A habit I continually try to cultivate (with wavering success) is to read a daily devotion each morning first thing when I wake up. Before I check social media, before I dive into emails, before I get out of the bed and do anything, I’ll crack open (click on) the Our Daily Bread app on my phone, and read through the message of the day.

A recent devotional was dedicated to justice, telling readers that if they do not walk in God’s way, they open the door to the perversion of Godly values, thus allowing injustice into the world—the main point being that honesty and justice must go beyond our words, and flourish in our actions as well. This I agree with wholeheartedly.

I did, however, take issue with the example used to highlight how injustice proliferates. There was nothing heinous about the example, but I do believe it fell short in significant ways, particularly given the overall message of the devotional. Here is the example:

“In the 1960s, the bustling community of North Lawndale, on Chicago’s West Side, was a pilot community for interracial living. A handful of middle-class African Americans bought homes there on ‘contract’—that combined the responsibilities of home ownership with the disadvantages of renting. In a contract sale, the buyer accrued no equity, and if he missed a single payment, he would immediately lose his down payment, all his monthly payments, and the property itself. Unscrupulous sellers sold at inflated prices, then the families were evicted when they missed a payment. Another family would buy on contract, and the cycle fueled by greed just kept going.” (John Blase, Our Daily Bread, 2020)

Aside from the issue that this kind of predatory practice still occurs today while the above example reads as though this is a problem of the past, the underlying process that results in the “injustice” against Black Americans is never named: racism. What makes this lack of clarity even more compelling is that race is clearly mentioned—African Americans are specifically named (and even though history tells us that the “unscrupulous sellers” are likely White Americans, they are not named either), and we are told that this was a pilot for an interracial community. Race is front and center, but racism is not named directly.

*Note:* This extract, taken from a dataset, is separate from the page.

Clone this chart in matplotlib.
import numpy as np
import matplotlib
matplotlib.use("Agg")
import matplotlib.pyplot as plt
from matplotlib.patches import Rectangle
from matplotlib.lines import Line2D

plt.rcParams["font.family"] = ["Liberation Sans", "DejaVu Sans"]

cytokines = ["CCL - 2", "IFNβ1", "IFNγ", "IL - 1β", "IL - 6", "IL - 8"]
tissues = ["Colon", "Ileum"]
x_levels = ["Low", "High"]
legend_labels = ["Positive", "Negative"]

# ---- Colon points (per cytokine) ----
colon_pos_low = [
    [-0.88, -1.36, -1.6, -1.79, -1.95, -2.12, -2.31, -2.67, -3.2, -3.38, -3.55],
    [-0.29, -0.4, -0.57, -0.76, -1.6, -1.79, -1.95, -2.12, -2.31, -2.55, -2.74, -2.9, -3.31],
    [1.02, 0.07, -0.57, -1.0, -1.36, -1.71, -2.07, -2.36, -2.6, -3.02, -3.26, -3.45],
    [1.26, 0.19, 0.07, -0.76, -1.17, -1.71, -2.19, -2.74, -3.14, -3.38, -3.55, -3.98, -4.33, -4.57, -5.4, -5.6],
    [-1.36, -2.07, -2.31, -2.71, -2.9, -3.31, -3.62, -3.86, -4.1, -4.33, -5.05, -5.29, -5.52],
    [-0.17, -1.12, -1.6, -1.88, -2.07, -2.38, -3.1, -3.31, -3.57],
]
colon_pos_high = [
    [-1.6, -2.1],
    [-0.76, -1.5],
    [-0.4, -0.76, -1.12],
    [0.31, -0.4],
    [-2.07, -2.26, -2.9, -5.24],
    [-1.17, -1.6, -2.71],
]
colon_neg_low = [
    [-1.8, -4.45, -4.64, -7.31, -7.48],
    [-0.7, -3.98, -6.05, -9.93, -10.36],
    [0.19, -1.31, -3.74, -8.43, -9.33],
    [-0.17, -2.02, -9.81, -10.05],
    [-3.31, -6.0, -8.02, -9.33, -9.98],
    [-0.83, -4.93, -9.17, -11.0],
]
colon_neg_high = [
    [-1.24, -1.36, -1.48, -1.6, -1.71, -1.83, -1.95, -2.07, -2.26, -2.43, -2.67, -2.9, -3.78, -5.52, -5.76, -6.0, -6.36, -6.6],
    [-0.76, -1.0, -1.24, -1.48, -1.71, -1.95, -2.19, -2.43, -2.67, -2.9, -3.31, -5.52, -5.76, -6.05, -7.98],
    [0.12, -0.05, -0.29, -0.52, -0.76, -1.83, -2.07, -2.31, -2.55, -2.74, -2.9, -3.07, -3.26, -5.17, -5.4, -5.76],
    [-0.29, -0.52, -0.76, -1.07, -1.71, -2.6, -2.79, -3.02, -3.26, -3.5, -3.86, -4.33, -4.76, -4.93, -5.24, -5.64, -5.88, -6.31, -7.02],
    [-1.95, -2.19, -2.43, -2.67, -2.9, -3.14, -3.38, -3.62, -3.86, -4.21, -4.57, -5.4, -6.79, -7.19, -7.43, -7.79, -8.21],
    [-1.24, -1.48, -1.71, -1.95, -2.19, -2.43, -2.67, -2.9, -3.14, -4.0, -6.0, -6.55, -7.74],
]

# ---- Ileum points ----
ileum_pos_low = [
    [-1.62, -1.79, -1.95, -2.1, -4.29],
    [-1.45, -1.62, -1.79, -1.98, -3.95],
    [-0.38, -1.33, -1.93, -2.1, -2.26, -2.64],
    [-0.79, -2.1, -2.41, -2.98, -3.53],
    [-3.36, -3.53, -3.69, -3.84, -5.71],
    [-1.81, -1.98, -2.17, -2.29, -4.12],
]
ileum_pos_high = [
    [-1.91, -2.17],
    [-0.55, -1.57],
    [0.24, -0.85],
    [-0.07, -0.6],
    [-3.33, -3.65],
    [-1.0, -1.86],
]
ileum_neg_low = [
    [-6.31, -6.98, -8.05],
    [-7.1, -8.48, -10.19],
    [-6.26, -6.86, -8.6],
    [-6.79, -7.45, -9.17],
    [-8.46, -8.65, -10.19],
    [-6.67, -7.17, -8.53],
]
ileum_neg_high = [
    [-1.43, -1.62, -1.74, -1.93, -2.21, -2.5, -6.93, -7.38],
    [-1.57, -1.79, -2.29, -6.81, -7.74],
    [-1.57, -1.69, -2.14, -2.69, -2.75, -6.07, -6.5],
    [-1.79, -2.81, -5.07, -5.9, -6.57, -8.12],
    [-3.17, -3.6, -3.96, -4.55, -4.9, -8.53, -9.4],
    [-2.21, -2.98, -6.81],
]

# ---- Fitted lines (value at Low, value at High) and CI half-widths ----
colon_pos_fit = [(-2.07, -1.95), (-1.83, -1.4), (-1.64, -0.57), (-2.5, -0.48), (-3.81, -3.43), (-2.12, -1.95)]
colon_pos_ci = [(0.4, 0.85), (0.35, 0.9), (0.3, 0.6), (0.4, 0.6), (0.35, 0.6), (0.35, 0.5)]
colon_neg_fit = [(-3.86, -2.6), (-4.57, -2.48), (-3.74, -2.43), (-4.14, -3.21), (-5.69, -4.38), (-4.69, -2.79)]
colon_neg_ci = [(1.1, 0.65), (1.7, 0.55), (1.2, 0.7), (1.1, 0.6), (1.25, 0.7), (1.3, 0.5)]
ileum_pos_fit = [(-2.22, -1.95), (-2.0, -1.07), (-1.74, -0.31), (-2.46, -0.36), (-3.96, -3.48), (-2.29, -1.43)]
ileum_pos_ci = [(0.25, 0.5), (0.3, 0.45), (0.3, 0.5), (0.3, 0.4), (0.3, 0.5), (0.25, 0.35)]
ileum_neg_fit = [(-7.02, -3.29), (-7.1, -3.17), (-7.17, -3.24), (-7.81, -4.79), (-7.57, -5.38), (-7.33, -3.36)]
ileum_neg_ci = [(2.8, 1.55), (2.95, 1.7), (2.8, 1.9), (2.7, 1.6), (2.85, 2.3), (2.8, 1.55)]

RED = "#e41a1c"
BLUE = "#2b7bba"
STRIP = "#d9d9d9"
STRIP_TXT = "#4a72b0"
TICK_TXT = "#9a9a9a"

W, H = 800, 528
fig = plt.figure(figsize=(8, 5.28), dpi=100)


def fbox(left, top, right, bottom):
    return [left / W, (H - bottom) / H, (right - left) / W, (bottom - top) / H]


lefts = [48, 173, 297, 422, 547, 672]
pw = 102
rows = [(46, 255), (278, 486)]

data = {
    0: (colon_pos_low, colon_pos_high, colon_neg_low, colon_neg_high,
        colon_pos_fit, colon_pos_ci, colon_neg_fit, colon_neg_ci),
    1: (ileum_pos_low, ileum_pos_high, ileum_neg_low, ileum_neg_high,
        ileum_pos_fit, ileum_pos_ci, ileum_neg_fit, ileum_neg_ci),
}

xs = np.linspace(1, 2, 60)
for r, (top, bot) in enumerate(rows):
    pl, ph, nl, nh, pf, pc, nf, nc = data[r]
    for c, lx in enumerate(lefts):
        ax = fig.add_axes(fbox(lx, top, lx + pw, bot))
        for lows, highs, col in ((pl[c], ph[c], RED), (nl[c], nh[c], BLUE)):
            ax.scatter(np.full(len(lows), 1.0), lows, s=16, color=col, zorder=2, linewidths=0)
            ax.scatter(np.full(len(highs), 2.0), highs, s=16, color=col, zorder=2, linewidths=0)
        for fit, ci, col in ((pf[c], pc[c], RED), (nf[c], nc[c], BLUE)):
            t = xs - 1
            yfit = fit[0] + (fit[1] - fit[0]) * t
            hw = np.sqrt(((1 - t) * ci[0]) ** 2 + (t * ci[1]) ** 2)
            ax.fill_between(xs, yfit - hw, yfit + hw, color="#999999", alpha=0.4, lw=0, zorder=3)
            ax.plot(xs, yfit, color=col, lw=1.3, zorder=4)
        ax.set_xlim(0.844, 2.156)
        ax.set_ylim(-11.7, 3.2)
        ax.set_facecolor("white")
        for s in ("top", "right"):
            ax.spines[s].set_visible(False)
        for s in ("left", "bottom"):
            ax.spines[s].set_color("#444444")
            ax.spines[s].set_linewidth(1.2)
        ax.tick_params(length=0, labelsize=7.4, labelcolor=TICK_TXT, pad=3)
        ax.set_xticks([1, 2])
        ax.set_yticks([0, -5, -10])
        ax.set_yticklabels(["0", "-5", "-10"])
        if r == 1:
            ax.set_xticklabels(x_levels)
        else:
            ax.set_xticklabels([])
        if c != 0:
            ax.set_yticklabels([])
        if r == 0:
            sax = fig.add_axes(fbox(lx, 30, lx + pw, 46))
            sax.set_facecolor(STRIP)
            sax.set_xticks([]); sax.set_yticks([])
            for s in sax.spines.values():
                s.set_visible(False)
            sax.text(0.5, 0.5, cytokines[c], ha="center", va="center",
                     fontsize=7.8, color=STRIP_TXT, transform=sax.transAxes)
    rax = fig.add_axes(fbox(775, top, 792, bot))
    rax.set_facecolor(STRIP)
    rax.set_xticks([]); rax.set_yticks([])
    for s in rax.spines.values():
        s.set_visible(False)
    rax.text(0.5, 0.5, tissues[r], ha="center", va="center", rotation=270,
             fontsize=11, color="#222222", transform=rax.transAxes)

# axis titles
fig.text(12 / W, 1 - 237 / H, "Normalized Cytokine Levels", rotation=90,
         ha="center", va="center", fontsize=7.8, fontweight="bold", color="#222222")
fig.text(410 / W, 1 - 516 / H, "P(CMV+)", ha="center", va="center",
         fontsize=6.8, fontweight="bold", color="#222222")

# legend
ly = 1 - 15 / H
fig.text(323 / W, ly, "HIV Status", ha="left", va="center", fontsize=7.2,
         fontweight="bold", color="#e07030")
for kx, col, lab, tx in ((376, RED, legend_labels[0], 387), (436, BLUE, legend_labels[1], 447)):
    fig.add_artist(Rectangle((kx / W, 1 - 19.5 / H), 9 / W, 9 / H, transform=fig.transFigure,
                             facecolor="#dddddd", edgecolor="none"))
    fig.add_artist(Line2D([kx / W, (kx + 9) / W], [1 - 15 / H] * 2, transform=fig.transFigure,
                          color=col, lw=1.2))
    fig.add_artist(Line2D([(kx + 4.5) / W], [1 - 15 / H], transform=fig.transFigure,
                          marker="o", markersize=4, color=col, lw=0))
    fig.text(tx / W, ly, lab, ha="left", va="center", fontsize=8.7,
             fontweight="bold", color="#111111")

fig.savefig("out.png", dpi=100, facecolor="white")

This lack of willingness to name the problem—racism—is one major way racism continues to thrive, particularly among White Christians. How can we hope to address a problem if we can’t even name it? What does it communicate to White Christians when they read about racism yet don’t know it because it is reduced to a personal feeling like greed? It is easy enough to see how this is yet another way that racism gets erased through color-blindness, the ideology that sounds great but in practice really only works to perpetuate the racial status quo and maintain racial disparities and disadvantage.

To be clear, I am not expecting a sociologically-nuanced exposé on racism in this (or any) short devotional, however it is entirely possible that racism could have (and should have) been named directly. Possible, and necessary, if Christians want to rise to the call and example of Christ to stand against injustice, in both words and deeds.